Same here -- for the most part.  Luckily I'm an OOo fanboy.  ;)  As for making the PDF, I have also noticed the bloat of OOo's PDF output, but you might try CutePDF and see if it gives you better results.  (Its a virtual printer that outputs to a PDF, so its usable with anything supporting printers.)

-- Chris Nicholson-Sauls
November 18, 2006
Daniel Keep wrote:
> I really don't like .rtf or .doc (long, painful history with those two),
> and .txt would probably destroy all formatting.  I usually write stuff
> in reStructuredText, but just didn't on this occasion.

I usually send articles around for review in .txt format, that way everyone can read them. After all the reviews are done, then I format it into html (using Ddoc) and put up the web page.

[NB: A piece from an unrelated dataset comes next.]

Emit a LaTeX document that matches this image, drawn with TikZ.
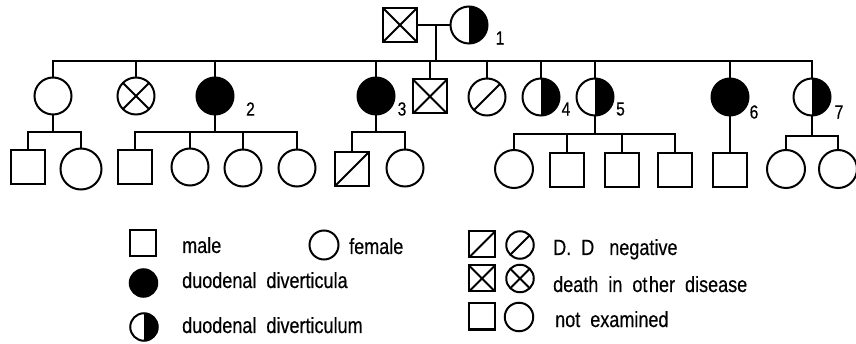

The problems with sending around text files in non-text format attached to postings are:

1) the discussions always seem to focus on how to read the files, rather than their content

2) when the posting gets archived, the content of the non-text format becomes inaccessible (it isn't searched by google, either)

That said, I think it's great you're working on a good article on strings in D. It'll be very helpful.